O cristianismo de Hitler tinha como fonte ideológica a passagem bíblica dos mercadores do templo, quando o personagem Jesus Cristo, enfurecido, expulsa os judeus que faziam negócios dentro de um espaço sagrado. Tal passagem foi interpretada por Hitler e pelos ideólogos nazistas como uma declaração explícita de anti-semitismo proferida pelo próprio Cristo. Portanto, o Jesus do nazismo era bastante diferente daquele Jesus compassivo e pacífico que oferece a outra face ao inimigo. Ao que parece, esse Cristo anti-semita e neurastênico era também o Cristo do papa Pio XII e da cúpula da Igreja. Para evidenciar ainda mais essa aproximação entre o nazismo e a Igreja Católica, Onfray ressalta que ressuscitar o império cristão de Constantino foi o sonho fracassado de Hitler e de Pio XII, bem como fazer valer rigorosamente as máximas de Paulo de Tarso, dentre elas, a de queimar livros e a de obedecer cegamente às autoridades políticas.
Nem mesmo o próprio ateísmo escapou da retórica afiada e iconoclástica de Onfray. Ele chama a atenção no seu Tratado para a indigência bibliográfica a respeito do tema e denuncia o esforço da história da filosofia oficial para marginalizar as obras dos autores ateus em benefício de correntes e doutrinas de índole e raiz teológicas.
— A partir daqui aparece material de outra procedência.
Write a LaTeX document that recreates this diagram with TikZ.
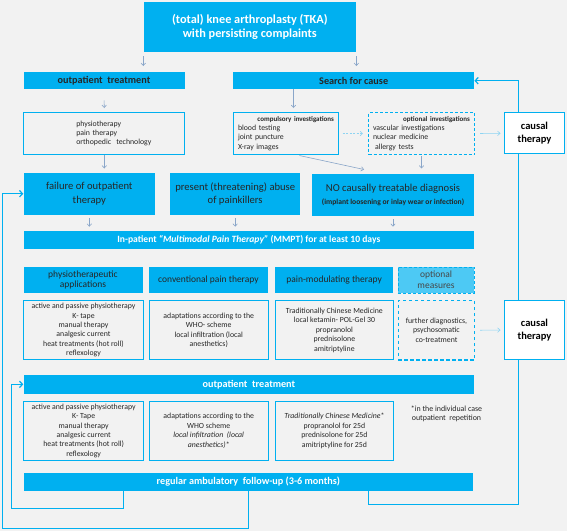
\documentclass[tikz,border=0pt]{standalone}
\usepackage{fontspec}
\setmainfont{Carlito}
\usepackage{xcolor}
\usepackage{tikz}
\usetikzlibrary{arrows.meta,positioning,calc}
\definecolor{mmcyan}{HTML}{00B0F0}
\definecolor{mmlight}{HTML}{4DC9F4}
\definecolor{mmgrey}{HTML}{F2F2F2}
\definecolor{mmarrow}{HTML}{8AA6C9}
\definecolor{mmdash}{HTML}{8ED4F2}
\definecolor{mmtext}{HTML}{262626}

\begin{document}
\begin{tikzpicture}[x=1pt, y=-1pt,
  bar/.style={fill=mmcyan, anchor=north west, inner sep=0pt, align=center,
    font=\bfseries\fontsize{10.2}{11}\selectfont},
  headbox/.style={fill=mmcyan, anchor=north west, inner sep=0pt, align=center,
    text=mmtext, font=\fontsize{10.6}{13.4}\selectfont},
  listbox/.style={draw=mmcyan, line width=1pt, anchor=north west, inner sep=0pt,
    align=center, text=mmtext, font=\fontsize{7.8}{9.4}\selectfont},
  causalbox/.style={draw=mmcyan, fill=white, line width=1pt, anchor=north west,
    inner sep=0pt, align=center, font=\bfseries\fontsize{10.5}{12.6}\selectfont},
  arr/.style={-{Straight Barb[length=2.5pt,width=4.5pt]}, mmarrow, line width=0.6pt},
  loopline/.style={-{Straight Barb[length=3pt,width=6.5pt]}, mmcyan, line width=1.2pt}
]
  \useasboundingbox (0,0) rectangle (567,531);
  \fill[mmgrey] (0,0) rectangle (567,531);

  \node[bar, text=white, minimum width=212.7pt, minimum height=50pt,
    font=\bfseries\fontsize{12.3}{14.5}\selectfont] (tka) at (143.3,1.7)
    {(total) knee arthroplasty (TKA)\\with persisting complaints};
  \node[bar, text=mmtext, minimum width=161pt, minimum height=17pt] (opout) at (23.3,72)
    {outpatient\ \ treatment};
  \node[bar, text=mmtext, minimum width=241pt, minimum height=17pt] (search) at (233,72)
    {Search for cause};
  \node[listbox, minimum width=161pt, minimum height=42pt, text width=140pt, align=left] (oplist) at (23.3,112)
    {\hspace*{42pt}physiotherapy\\\hspace*{42pt}pain therapy\\\hspace*{42pt}orthopedic\ \ technology};
  \node[listbox, minimum width=105pt, minimum height=42pt, text width=96pt, align=left] (comp) at (233,112)
    {\hspace*{\fill}{\bfseries\fontsize{7}{9.4}\selectfont compulsory investigations}\hspace*{\fill}\\blood testing\\joint puncture\\X-ray images};
  \node[listbox, dash pattern=on 3pt off 2pt, minimum width=106pt, minimum height=42pt,
    text width=97pt, align=left] (optinv) at (368,112)
    {\hspace*{\fill}{\bfseries\fontsize{7}{9.4}\selectfont optional investigations}\hspace*{\fill}\\vascular investigations\\nuclear medicine\\\hspace*{2pt}allergy tests};

  \node[headbox, minimum width=131.7pt, minimum height=42pt] (failure) at (23.3,172.5)
    {failure of outpatient\\therapy};
  \node[headbox, minimum width=130pt, minimum height=42.5pt] (abuse) at (170,172.5)
    {present\ (threatening)\ abuse\\of painkillers};
  \node[headbox, minimum width=162.4pt, minimum height=42.5pt] (nodiag) at (311.6,173.5)
    {NO causally treatable diagnosis\\{\bfseries\fontsize{7.6}{9}\selectfont(implant loosening or inlay wear or infection)}};

  \node[bar, text=white, minimum width=450.7pt, minimum height=18pt,
    font=\bfseries\fontsize{9.6}{11}\selectfont] (mmpt) at (23.3,230.7)
    {In-patient \textit{“Multimodal Pain Therapy”} (MMPT) for at least 10 days};

  \node[headbox, minimum width=119pt, minimum height=26pt, font=\fontsize{9.5}{10.5}\selectfont] (physhead) at (23.3,266.7)
    {physiotherapeutic\\applications};
  \node[headbox, minimum width=118.5pt, minimum height=26pt, font=\fontsize{9.5}{10.5}\selectfont] (convhead) at (149,266.7)
    {conventional pain therapy};
  \node[headbox, minimum width=118.2pt, minimum height=26pt, font=\fontsize{9.5}{10.5}\selectfont] (painhead) at (274.8,266.7)
    {pain-modulating therapy};
  \node[headbox, fill=mmlight, draw=mmcyan, dash pattern=on 3pt off 2pt, text=mmtext!85,
    minimum width=76.3pt, minimum height=26pt, font=\fontsize{9.5}{11.5}\selectfont] (opthead) at (397.7,266.7)
    {optional\\measures};

  \node[listbox, minimum width=119.4pt, minimum height=59.3pt] (physlist) at (23.3,300)
    {active and passive physiotherapy\\K- tape\\manual therapy\\analgesic current\\heat treatments (hot roll)\\reflexology};
  \node[listbox, minimum width=118.5pt, minimum height=59.3pt] (convlist) at (149,300)
    {adaptations according to the\\WHO- scheme\\local infiltration (local\\anesthetics)};
  \node[listbox, minimum width=118.2pt, minimum height=59.3pt] (painlist) at (274.8,300)
    {Traditionally Chinese Medicine\\local ketamin-\ POL-Gel 30\\propranolol\\prednisolone\\amitriptyline};
  \node[listbox, line width=1.2pt, dash pattern=on 3.5pt off 2.5pt, minimum width=76.3pt, minimum height=59.3pt] (optlist) at (397.7,300)
    {further diagnostics,\\psychosomatic\\co-treatment};

  \node[bar, text=white, minimum width=450.7pt, minimum height=18.3pt] (op2) at (23.3,375)
    {outpatient\ \ treatment};
  \node[listbox, minimum width=119.7pt, minimum height=59.3pt] (physlist2) at (23.3,400.7)
    {active and passive physiotherapy\\K- Tape\\manual therapy\\analgesic current\\heat treatments (hot roll)\\reflexology};
  \node[listbox, minimum width=118.5pt, minimum height=59.3pt] (convlist2) at (149,400.7)
    {adaptations according to the\\WHO scheme\\\textit{local infiltration\ \ (local}\\\textit{anesthetics)}*};
  \node[listbox, minimum width=118.2pt, minimum height=59.3pt] (painlist2) at (274.8,400.7)
    {\textit{Traditionally Chinese Medicine}*\\propranolol\ for 25d\\prednisolone for 25d\\amitriptyline for 25d};
  \node[text=mmtext, align=center, inner sep=0pt, font=\fontsize{7.9}{9.3}\selectfont] (note) at (446.5,413.7)
    {*in the individual case\\outpatient\ \ repetition};

  \node[bar, text=white, minimum width=449.7pt, minimum height=18pt] (regular) at (23.3,472.7)
    {regular\ ambulatory\ \ follow-up (3-6 months)};

  \draw[loopline] ($(regular.south)+(119.8,0)$) -- ++(0,13.5) -| ($(search.east)+(43.7,0)$) -- (search.east);
  \draw[loopline] ($(regular.south)+(-125.2,0)$) -- ++(0,17.3) -| ($(op2.west)+(-11.6,0)$) -- (op2.west);
  \draw[loopline] (regular.south) -- ++(0,37.3) -| ($(failure.west)+(-20.6,0)$) -- (failure.west);

  \node[causalbox, minimum width=60pt, minimum height=41pt] (causal1) at (504,112.3) {causal\\therapy};
  \node[causalbox, minimum width=60pt, minimum height=59pt] (causal2) at (504,300) {causal\\therapy};

  \draw[arr, shorten <=4.3pt, shorten >=6pt] (tka.south west) -- (tka.south west |- opout.north);
  \draw[arr, shorten <=4.3pt, shorten >=6pt] (tka.south east) -- (tka.south east |- search.north);
  \draw[arr, shorten <=11pt, shorten >=4pt] (opout.south) -- (oplist.north);
  \draw[arr, shorten >=4pt] (oplist.south) -- (oplist.south |- failure.north);
  \draw[arr, shorten >=4pt] ($(comp.north |- search.south)+(7.5,0)$) -- ($(comp.north)+(7.5,0)$);
  \draw[arr, mmdash, dash pattern=on 2pt off 1.5pt, shorten <=3.5pt, shorten >=5pt] (comp.east) -- (optinv.west);
  \draw[arr, mmdash, shorten <=5pt, shorten >=3.5pt] (optinv.east) -- (causal1.west);
  \draw[arr, shorten <=2.5pt] ($(comp.south)+(11,0)$) -- ($(nodiag.north)+(-29,-4)$);
  \draw[arr, shorten <=1pt, shorten >=5pt] (optinv.south) -- (optinv.south |- nodiag.north);
  \foreach \n in {failure,abuse,nodiag}
    \draw[arr, shorten <=3pt, shorten >=4pt] (\n.south) -- (\n.south |- mmpt.north);
  \draw[arr, mmdash, shorten <=5pt, shorten >=3.5pt] (optlist.east) -- (causal2.west);
\end{tikzpicture}
\end{document}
Do mesmo modo critica os equívocos e a leviandade de livros como História do Ateísmo, de George Minois, e L’Atheísme, de Henri Arvon, dentre outros, os quais empregam o conceito de ateísmo indiscriminadamente, sem nenhum rigor, chegando a classificar de ateus filósofos como Epicuro, Lucrécio, Hobbes, Espinosa e até Pierre Bayle. Onfray afirma com veemência que o primeiro pensador declaradamente ateu foi Jean Meslier, uma vez que ninguém antes dele sustentou textualmente a inexistência de Deus. Embora atomistas, Epicuro e Lucrécio fazem referência a deuses de átomos. Quanto a Hobbes, seus textos sugerem uma profissão de fé numa divindade, não necessariamente cristã. O mesmo poderíamos dizer de Espinosa, para o qual Deus sive natura. Já no caso de Bayle, mesmo mostrando simpatia por uma sociedade ateia, seus textos estão longe de permitir defini-lo como um ateu.
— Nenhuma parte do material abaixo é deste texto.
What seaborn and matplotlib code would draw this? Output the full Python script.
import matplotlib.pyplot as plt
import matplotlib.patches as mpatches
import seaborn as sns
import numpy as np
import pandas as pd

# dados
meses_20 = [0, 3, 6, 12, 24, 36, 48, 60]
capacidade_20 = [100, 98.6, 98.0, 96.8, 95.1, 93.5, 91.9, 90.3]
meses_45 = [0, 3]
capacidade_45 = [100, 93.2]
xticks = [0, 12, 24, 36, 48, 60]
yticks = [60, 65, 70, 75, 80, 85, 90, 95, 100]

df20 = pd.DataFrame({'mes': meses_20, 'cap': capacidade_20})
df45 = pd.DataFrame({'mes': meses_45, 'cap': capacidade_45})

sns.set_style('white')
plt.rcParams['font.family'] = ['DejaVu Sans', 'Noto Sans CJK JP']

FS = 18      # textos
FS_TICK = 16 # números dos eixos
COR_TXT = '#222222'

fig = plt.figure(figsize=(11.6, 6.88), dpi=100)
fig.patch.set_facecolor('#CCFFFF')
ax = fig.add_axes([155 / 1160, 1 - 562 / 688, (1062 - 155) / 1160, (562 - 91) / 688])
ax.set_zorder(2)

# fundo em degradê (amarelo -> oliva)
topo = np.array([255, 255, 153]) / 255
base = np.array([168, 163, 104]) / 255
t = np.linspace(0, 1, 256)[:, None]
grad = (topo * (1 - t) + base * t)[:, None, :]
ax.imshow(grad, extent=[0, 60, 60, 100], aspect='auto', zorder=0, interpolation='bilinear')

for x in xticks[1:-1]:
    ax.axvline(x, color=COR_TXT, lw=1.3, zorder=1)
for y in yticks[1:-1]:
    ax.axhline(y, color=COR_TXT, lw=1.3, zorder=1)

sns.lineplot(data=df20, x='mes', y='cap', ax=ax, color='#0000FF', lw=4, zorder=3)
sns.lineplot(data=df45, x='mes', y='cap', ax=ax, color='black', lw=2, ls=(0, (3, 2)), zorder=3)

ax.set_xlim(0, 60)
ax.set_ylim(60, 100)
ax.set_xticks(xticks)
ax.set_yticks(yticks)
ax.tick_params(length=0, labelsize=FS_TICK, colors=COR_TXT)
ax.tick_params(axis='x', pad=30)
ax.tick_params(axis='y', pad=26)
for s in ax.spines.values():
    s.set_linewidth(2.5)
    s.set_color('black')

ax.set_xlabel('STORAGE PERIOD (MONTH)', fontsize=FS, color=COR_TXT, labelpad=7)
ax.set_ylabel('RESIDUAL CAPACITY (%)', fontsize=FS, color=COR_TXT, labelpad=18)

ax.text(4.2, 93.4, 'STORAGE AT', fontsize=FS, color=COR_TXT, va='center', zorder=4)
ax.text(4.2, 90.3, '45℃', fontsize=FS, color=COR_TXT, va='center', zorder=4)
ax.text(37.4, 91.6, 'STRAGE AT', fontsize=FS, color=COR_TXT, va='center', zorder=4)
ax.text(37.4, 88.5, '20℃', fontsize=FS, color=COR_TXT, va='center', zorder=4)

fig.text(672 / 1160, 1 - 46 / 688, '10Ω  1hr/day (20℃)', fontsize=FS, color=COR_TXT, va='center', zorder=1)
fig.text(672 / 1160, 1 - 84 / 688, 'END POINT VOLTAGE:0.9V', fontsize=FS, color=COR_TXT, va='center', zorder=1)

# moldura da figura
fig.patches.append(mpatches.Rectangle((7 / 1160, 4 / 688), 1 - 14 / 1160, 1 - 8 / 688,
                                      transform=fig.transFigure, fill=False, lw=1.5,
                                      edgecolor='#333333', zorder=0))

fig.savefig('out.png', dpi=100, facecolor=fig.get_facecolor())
Com o intuito de produzir o ateísmo como uma etapa necessária rumo à superação definitiva do niilismo, a ateologia de Onfray propõe a possibilidade de se edificar “uma verdadeira moral pós-cristã”, ou seja, uma visão de mundo dionisíaca, absolutamente laica e fundamentada nas ciências, nas artes e nas filosofias lúcidas. Para isso é essencial o debate, substituindo assim as fogueiras, as perseguições e as censuras, e um diálogo pautado pelo respeito à diversidade e aos pontos de vista antagônicos, por mais contundentes e veementes que eles sejam. Que as teses e os argumentos, sejam eles ateus, religiosos ou céticos, possam se enfrentar sob um céu de total liberdade e tolerância, possibilitando aos espectadores do conflito decidirem-se sobre eles conforme o juízo de cada um. Nisso consistiria o “fundamentalismo ateu” da ateologia de Michel Onfray.